PROBLEM TO WORK ON: Drop every picture. Then return, exactly, the lines from the beginning of the listing below through the one containing "0.01270, 0.01270]".

SUPPLIED MATERIAL:
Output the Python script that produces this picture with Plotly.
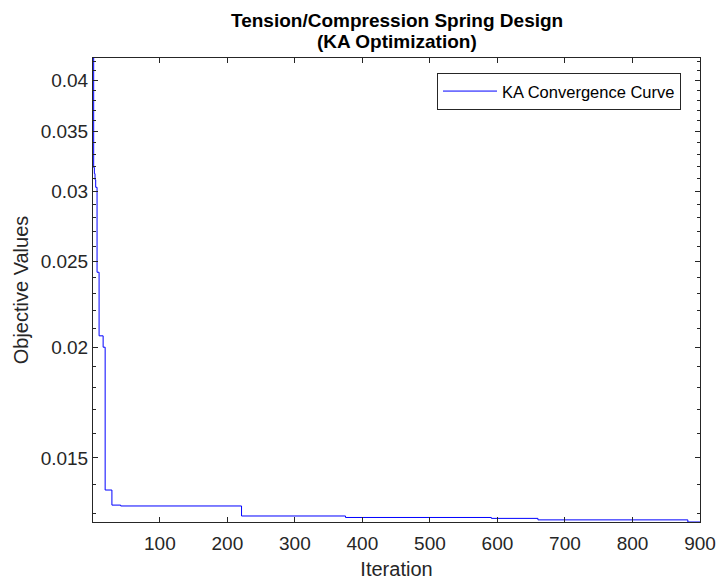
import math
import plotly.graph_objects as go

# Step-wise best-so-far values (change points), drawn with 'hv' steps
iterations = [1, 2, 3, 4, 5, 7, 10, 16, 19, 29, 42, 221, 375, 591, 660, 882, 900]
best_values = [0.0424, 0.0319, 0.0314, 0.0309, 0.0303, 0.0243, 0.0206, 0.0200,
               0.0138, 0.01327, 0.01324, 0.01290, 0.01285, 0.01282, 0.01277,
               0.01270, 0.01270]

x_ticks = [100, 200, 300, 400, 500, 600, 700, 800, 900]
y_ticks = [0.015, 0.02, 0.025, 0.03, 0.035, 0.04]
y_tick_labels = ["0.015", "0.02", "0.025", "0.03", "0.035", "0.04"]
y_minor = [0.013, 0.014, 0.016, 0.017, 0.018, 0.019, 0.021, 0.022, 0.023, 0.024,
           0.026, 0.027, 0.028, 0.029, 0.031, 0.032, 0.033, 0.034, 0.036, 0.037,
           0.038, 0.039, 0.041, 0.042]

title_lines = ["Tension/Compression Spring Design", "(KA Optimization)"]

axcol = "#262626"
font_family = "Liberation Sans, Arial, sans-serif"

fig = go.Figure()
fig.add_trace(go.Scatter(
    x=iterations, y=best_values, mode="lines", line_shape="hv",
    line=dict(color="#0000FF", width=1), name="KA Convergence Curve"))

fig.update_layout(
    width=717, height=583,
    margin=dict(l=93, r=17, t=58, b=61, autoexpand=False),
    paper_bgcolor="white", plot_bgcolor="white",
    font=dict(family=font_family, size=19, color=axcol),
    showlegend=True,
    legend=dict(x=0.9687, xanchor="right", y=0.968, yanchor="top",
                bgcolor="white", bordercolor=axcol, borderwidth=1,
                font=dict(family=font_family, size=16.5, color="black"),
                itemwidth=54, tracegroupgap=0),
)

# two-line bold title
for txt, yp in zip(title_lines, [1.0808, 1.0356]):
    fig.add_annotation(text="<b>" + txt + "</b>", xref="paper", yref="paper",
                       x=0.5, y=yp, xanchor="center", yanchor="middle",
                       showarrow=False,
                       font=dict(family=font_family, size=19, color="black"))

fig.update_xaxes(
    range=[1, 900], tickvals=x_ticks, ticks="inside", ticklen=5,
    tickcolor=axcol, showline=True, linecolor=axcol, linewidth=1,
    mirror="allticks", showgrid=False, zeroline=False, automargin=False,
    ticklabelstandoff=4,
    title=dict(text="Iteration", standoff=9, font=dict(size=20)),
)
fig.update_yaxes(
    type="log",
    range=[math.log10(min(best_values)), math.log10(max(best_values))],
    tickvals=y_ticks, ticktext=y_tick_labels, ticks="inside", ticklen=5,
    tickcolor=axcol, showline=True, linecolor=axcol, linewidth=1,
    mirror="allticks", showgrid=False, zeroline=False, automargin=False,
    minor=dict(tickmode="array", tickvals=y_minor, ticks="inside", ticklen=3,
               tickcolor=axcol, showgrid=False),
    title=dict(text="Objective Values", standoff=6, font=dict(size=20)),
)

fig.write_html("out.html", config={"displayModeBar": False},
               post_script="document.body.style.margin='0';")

SOLUTION FOR THIS PROBLEM:
Output the Python script that produces this picture with Plotly.
import math
import plotly.graph_objects as go

# Step-wise best-so-far values (change points), drawn with 'hv' steps
iterations = [1, 2, 3, 4, 5, 7, 10, 16, 19, 29, 42, 221, 375, 591, 660, 882, 900]
best_values = [0.0424, 0.0319, 0.0314, 0.0309, 0.0303, 0.0243, 0.0206, 0.0200,
               0.0138, 0.01327, 0.01324, 0.01290, 0.01285, 0.01282, 0.01277,
               0.01270, 0.01270]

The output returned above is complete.